Ce nom est tout un programme. À première vue, la
juxtaposition de ces deux épithètes « alpin » et « sous-marin »
est fort surprenante. Mais, si l'on y réfléchit, on comprend fort bien ce
qu'ont voulu exprimer ainsi ses créateurs : le sport nouveau est un
alpinisme à l'envers, c'est une aventure comme l'aventure alpine. Et ces zones
rocheuses dans la mer, ces falaises, ces grottes ne sont-elles pas les derniers
contreforts des Alpes, les véritables Alpes « Maritimes » ?
Fort de plus de cent membres, très actif, organisant des
sorties collectives, des courses au trésor sous-marines, des baptêmes
sous-marins, des recherches d'épaves et même des explorations archéologiques,
le Club Alpin Sous-Marin n'a vraiment pas d'égal dans le monde.
Grâce à lui, les fonds autour de Cannes sont, de tous les
fonds de l'univers, ceux qui sont les mieux connus. Sans ces explorations
directes, comment connaître la mer ? Que peuvent donner des sondages ?
Que peut rapporter d'une rapide exploration, limitée à quelques secondes, le
plus valeureux des plongeurs libres ? Et, pratiquement, les plongées de
ces ouvriers le plus souvent incultes que sont les scaphandriers professionnels
ont-elles jamais donné la connaissance sous-marine ?
Les Cannois ont découvert toute une série de sites
sensationnels : la « Cathédrale Notre-Dame », une grotte
sous-marine, dans l'Estérel, la « Vallée de la Mort » (55 mètres de
fond, dans un univers sans formes), et surtout le « Tombant du Vengeur ».

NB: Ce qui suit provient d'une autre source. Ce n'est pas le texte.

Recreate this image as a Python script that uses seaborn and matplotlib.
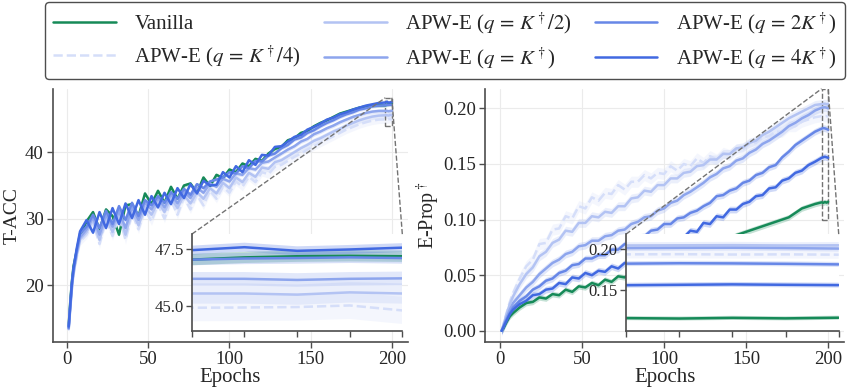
import matplotlib
matplotlib.use("Agg")
import matplotlib.pyplot as plt
import seaborn as sns
from matplotlib.ticker import FormatStrFormatter
from mpl_toolkits.axes_grid1.inset_locator import mark_inset

# ---- style ----
sns.set_style("ticks")
plt.rcParams['font.family'] = ['Liberation Serif', 'DejaVu Serif']
plt.rcParams['mathtext.fontset'] = 'stix'

# ---- data ----
epochs = [1, 2, 3, 4, 6] + list(range(8, 196, 4)) + [196, 197, 198, 199, 200]

labels = ['Vanilla', r'APW-E ($q\,=\,K^\dagger/4$)', r'APW-E ($q\,=\,K^\dagger/2$)',
          r'APW-E ($q\,=\,K^\dagger$)', r'APW-E ($q\,=\,2K^\dagger$)', r'APW-E ($q\,=\,4K^\dagger$)']
colors = ['#168a58', '#d5def9', '#b3c3f3', '#8da5ed', '#6787e7', '#4169e1']
styles = ['-', '--', '-', '-', '-', '-']

# T-ACC
tacc_vanilla = [13.9, 17.6, 20.6, 22.9, 25.2, 27.4,
                29.6, 31.0, 28.4, 31.4, 30.4, 27.6, 32.0, 32.2, 30.4, 33.8,
                32.2, 34.2, 32.4, 34.8, 33.0, 35.0, 35.3, 33.9, 36.2, 34.9,
                36.6, 36.1, 37.4, 37.0, 38.3, 37.9, 39.0, 38.7, 39.8, 40.5,
                40.8, 41.8, 42.1, 42.9, 43.2, 43.9, 44.4, 44.8, 45.3, 45.8,
                46.1, 46.4, 46.7, 46.9, 47.0, 47.05,
                47.05, 47.15, 47.2, 47.22, 47.2]
tacc_k4 = [13.3, 16.4, 19.4, 21.6, 24.3, 26.6,
           27.6, 29.4, 26.2, 29.8, 27.4, 30.4, 26.8, 30.8, 28.4, 31.4,
           29.6, 32.2, 30.0, 32.8, 30.6, 33.2, 31.4, 33.6, 32.0, 34.2,
           33.0, 34.8, 33.9, 35.6, 34.8, 36.3, 35.5, 37.0, 36.7, 37.8,
           38.1, 38.7, 39.3, 39.8, 40.4, 40.9, 41.4, 41.9, 42.4, 42.9,
           43.4, 43.8, 44.2, 44.5, 44.75, 44.9,
           44.92, 44.93, 44.95, 45.02, 44.8]
tacc_k2 = [13.4, 16.6, 19.6, 21.8, 24.6, 26.9,
           28.0, 29.8, 26.8, 30.2, 28.0, 30.8, 27.6, 31.2, 29.0, 31.8,
           30.6, 32.6, 31.0, 33.2, 31.6, 33.6, 32.3, 34.0, 33.0, 34.6,
           33.8, 35.4, 34.6, 36.2, 35.5, 36.9, 36.3, 37.7, 37.5, 38.5,
           38.8, 39.4, 40.0, 40.6, 41.1, 41.7, 42.1, 42.6, 43.1, 43.5,
           44.0, 44.4, 44.8, 45.1, 45.35, 45.5,
           45.55, 45.55, 45.5, 45.6, 45.55]
tacc_k = [13.5, 16.8, 19.9, 22.1, 24.9, 27.2,
          28.4, 30.2, 27.6, 30.6, 28.8, 31.2, 28.6, 31.8, 29.8, 32.4,
          31.4, 33.1, 31.7, 33.7, 32.3, 34.1, 33.1, 34.7, 33.9, 35.3,
          34.8, 36.0, 35.6, 36.8, 36.6, 37.6, 37.4, 38.4, 38.6, 39.2,
          39.8, 40.4, 40.9, 41.6, 42.0, 42.7, 43.1, 43.6, 44.0, 44.5,
          44.9, 45.3, 45.6, 45.9, 46.1, 46.2,
          46.2, 46.2, 46.15, 46.2, 46.22]
tacc_2k = [13.6, 17.0, 20.2, 22.4, 25.3, 27.8,
           28.8, 30.6, 28.6, 31.2, 29.2, 31.9, 29.8, 32.4, 30.4, 32.8,
           32.0, 33.4, 32.4, 34.0, 33.0, 34.5, 33.6, 35.2, 34.6, 35.6,
           35.9, 36.2, 37.0, 36.8, 37.9, 37.6, 38.7, 38.6, 39.5, 39.8,
           40.6, 41.1, 41.9, 42.2, 42.9, 43.3, 43.9, 44.4, 44.8, 45.3,
           45.7, 46.0, 46.4, 46.6, 46.9, 47.0,
           47.05, 47.1, 47.12, 47.15, 47.12]
tacc_4k = [13.8, 17.2, 20.4, 22.6, 25.6, 28.1,
           29.8, 27.9, 31.0, 28.6, 31.6, 29.2, 32.3, 30.1, 32.8, 30.6,
           33.4, 31.7, 33.9, 32.2, 34.6, 33.1, 35.2, 33.8, 35.7, 35.0,
           35.1, 37.0, 36.2, 37.9, 37.0, 38.8, 38.1, 39.6, 39.5, 40.8,
           40.9, 41.6, 42.3, 42.6, 43.4, 43.8, 44.3, 44.9, 45.2, 45.7,
           46.0, 46.4, 46.7, 47.0, 47.2, 47.4,
           47.47, 47.6, 47.44, 47.5, 47.58]

# E-Prop
eprop_vanilla = [0.000, 0.002, 0.005, 0.008, 0.013, 0.016,
                 0.021, 0.025, 0.026, 0.030, 0.029, 0.033, 0.032, 0.037, 0.035, 0.040,
                 0.039, 0.043, 0.041, 0.046, 0.044, 0.049, 0.048, 0.052, 0.053, 0.057,
                 0.057, 0.061, 0.061, 0.065, 0.064, 0.068, 0.068, 0.072, 0.073, 0.076,
                 0.078, 0.082, 0.083, 0.086, 0.088, 0.090, 0.092, 0.094, 0.096, 0.098,
                 0.100, 0.102, 0.106, 0.110, 0.112, 0.114,
                 0.1155, 0.1150, 0.1158, 0.1152, 0.1160]
eprop_k4 = [0.000, 0.005, 0.011, 0.016, 0.026, 0.034,
            0.047, 0.058, 0.064, 0.078, 0.079, 0.091, 0.092, 0.103, 0.101, 0.112,
            0.110, 0.120, 0.117, 0.124, 0.123, 0.131, 0.127, 0.134, 0.134, 0.140,
            0.137, 0.142, 0.141, 0.148, 0.144, 0.150, 0.148, 0.155, 0.151, 0.157,
            0.154, 0.160, 0.158, 0.163, 0.163, 0.168, 0.169, 0.174, 0.175, 0.179,
            0.179, 0.184, 0.184, 0.188, 0.190, 0.192,
            0.1930, 0.1932, 0.1928, 0.1930, 0.1926]
eprop_k2 = [0.000, 0.005, 0.010, 0.015, 0.024, 0.031,
            0.042, 0.051, 0.057, 0.067, 0.071, 0.079, 0.082, 0.090, 0.089, 0.097,
            0.097, 0.103, 0.102, 0.107, 0.106, 0.112, 0.112, 0.119, 0.120, 0.126,
            0.125, 0.131, 0.131, 0.137, 0.137, 0.142, 0.143, 0.148, 0.149, 0.154,
            0.154, 0.159, 0.159, 0.164, 0.165, 0.169, 0.171, 0.176, 0.179, 0.183,
            0.187, 0.191, 0.194, 0.197, 0.200, 0.203,
            0.2038, 0.2040, 0.2042, 0.2038, 0.2040]
eprop_k = [0.000, 0.004, 0.008, 0.012, 0.019, 0.025,
           0.032, 0.039, 0.044, 0.051, 0.056, 0.061, 0.064, 0.069, 0.071, 0.076,
           0.077, 0.081, 0.081, 0.085, 0.086, 0.090, 0.091, 0.096, 0.098, 0.102,
           0.103, 0.108, 0.110, 0.115, 0.117, 0.122, 0.125, 0.129, 0.133, 0.138,
           0.141, 0.146, 0.148, 0.153, 0.155, 0.160, 0.163, 0.168, 0.171, 0.175,
           0.179, 0.184, 0.187, 0.191, 0.194, 0.198,
           0.2005, 0.2008, 0.2010, 0.2006, 0.2000]
eprop_2k = [0.000, 0.003, 0.007, 0.010, 0.016, 0.021,
            0.027, 0.031, 0.037, 0.040, 0.045, 0.047, 0.052, 0.054, 0.059, 0.060,
            0.065, 0.065, 0.068, 0.068, 0.073, 0.073, 0.078, 0.079, 0.084, 0.085,
            0.090, 0.091, 0.096, 0.096, 0.101, 0.102, 0.106, 0.108, 0.112, 0.115,
            0.121, 0.122, 0.126, 0.128, 0.133, 0.135, 0.140, 0.142, 0.147, 0.149,
            0.156, 0.161, 0.167, 0.171, 0.175, 0.179,
            0.1817, 0.1822, 0.1820, 0.1815, 0.1808]
eprop_4k = [0.000, 0.003, 0.006, 0.009, 0.015, 0.019,
            0.024, 0.027, 0.032, 0.033, 0.037, 0.038, 0.043, 0.042, 0.048, 0.047,
            0.052, 0.050, 0.054, 0.053, 0.058, 0.056, 0.061, 0.061, 0.066, 0.067,
            0.073, 0.072, 0.079, 0.077, 0.084, 0.084, 0.090, 0.089, 0.097, 0.096,
            0.103, 0.102, 0.109, 0.109, 0.114, 0.116, 0.121, 0.122, 0.128, 0.129,
            0.135, 0.137, 0.142, 0.144, 0.149, 0.152,
            0.1555, 0.1560, 0.1565, 0.1560, 0.1556]

tacc = [tacc_vanilla, tacc_k4, tacc_k2, tacc_k, tacc_2k, tacc_4k]
eprop = [eprop_vanilla, eprop_k4, eprop_k2, eprop_k, eprop_2k, eprop_4k]
# half-width of the shaded seed bands
tacc_band = [0.25, 0.6, 0.45, 0.3, 0.25, 0.2]
eprop_band = [0.0025, 0.005, 0.004, 0.0035, 0.003, 0.003]

for s in tacc + eprop:
    assert len(s) == len(epochs), len(s)


def draw(ax, series, bands, lw=1.8):
    for ys, band, c, ls, lab in zip(series, bands, colors, styles, labels):
        ax.fill_between(epochs, [y - band for y in ys], [y + band for y in ys],
                        color=c, alpha=0.25, lw=0)
        sns.lineplot(x=epochs, y=ys, ax=ax, color=c, lw=lw, linestyle=ls,
                     label=lab, legend=False)


def style_axes(ax):
    ax.grid(True, color='#ebebeb', lw=0.8)
    sns.despine(ax=ax)
    for sp in ['left', 'bottom']:
        ax.spines[sp].set_color('0.3')
        ax.spines[sp].set_linewidth(1.2)
    ax.tick_params(labelsize=13.5, length=4, width=1, color='0.3', pad=2.5)


def add_inset(ax, series, bands, ylim, yticks, fmt):
    axins = ax.inset_axes([0.392, 0.042, 0.592, 0.384])
    draw(axins, series, bands)
    axins.set_xlim(196, 200)
    axins.set_ylim(*ylim)
    axins.set_xticks([196, 197, 198, 199, 200])
    axins.set_xticklabels([])
    axins.set_yticks(yticks)
    axins.yaxis.set_major_formatter(FormatStrFormatter(fmt))
    axins.set_xlabel('')
    axins.set_ylabel('')
    sns.despine(ax=axins)
    for sp in ['left', 'bottom']:
        axins.spines[sp].set_color('0.3')
        axins.spines[sp].set_linewidth(1.2)
    axins.tick_params(labelsize=12, length=4, width=1, color='0.3', pad=2)
    mark_inset(ax, axins, loc1=2, loc2=1, fc='none', ec='0.45', ls='--', lw=1)


fig = plt.figure(figsize=(8.47, 3.92), dpi=100)
ax1 = fig.add_axes([0.062, 0.128, 0.4197, 0.645])
ax2 = fig.add_axes([0.573, 0.128, 0.424, 0.645])

# left: T-ACC
draw(ax1, tacc, tacc_band)
style_axes(ax1)
ax1.set_xticks([0, 50, 100, 150, 200])
ax1.set_yticks([20, 30, 40])
ax1.set_ylim(11.5, 49.5)
ax1.set_xlabel('Epochs', fontsize=15, labelpad=0)
ax1.set_ylabel('T-ACC', fontsize=14)
ax1.yaxis.set_label_coords(-0.09, 0.5)
add_inset(ax1, tacc, tacc_band, (43.88, 48.18), [45.0, 47.5], '%.1f')

# right: E-Prop
draw(ax2, eprop, eprop_band)
style_axes(ax2)
ax2.set_xticks([0, 50, 100, 150, 200])
ax2.set_yticks([0.0, 0.05, 0.10, 0.15, 0.20])
ax2.yaxis.set_major_formatter(FormatStrFormatter('%.2f'))
ax2.set_ylim(-0.0099, 0.2174)
ax2.set_xlabel('Epochs', fontsize=15, labelpad=0)
ax2.set_ylabel(r'E-Prop$^\dagger$', fontsize=14.5)
ax2.yaxis.set_label_coords(-0.122, 0.5)
add_inset(ax2, eprop, eprop_band, (0.0996, 0.2176), [0.15, 0.20], '%.2f')

handles, labs = ax1.get_legend_handles_labels()
fig.legend(handles[:6], labs[:6], loc='upper left', bbox_to_anchor=(0.053, 0.8, 0.945, 0.195),
           mode='expand', ncol=3, fontsize=15, frameon=True, fancybox=True,
           edgecolor='0.3', framealpha=1, handlelength=3.0, handletextpad=0.9,
           labelspacing=0.45, borderaxespad=0)

fig.savefig('out.png', dpi=100)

Le « Vengeur », c'est un récif des îles de Lérins
où sombra jadis un bateau de ce nom ; un « tombant », dans le
langage des pêcheurs et des plongeurs, c'est une falaise, un à-pic. Au « Vengeur »,
une muraille quasi verticale descend d'un seul trait jusqu'à 41-42 mètres de
profondeur ; le plongeur, en descendant le long de cette paroi, y voit
défiler toutes les végétations marines, tandis que la lumière s'éteint peu à
peu. Un jour, pensent les dirigeants du Club Alpin Sous-Marin, ce sera une
grande attraction touristique.
Pierre de LATIL.
(1) Voir Le Chasseur Français de juillet et d'août 1950.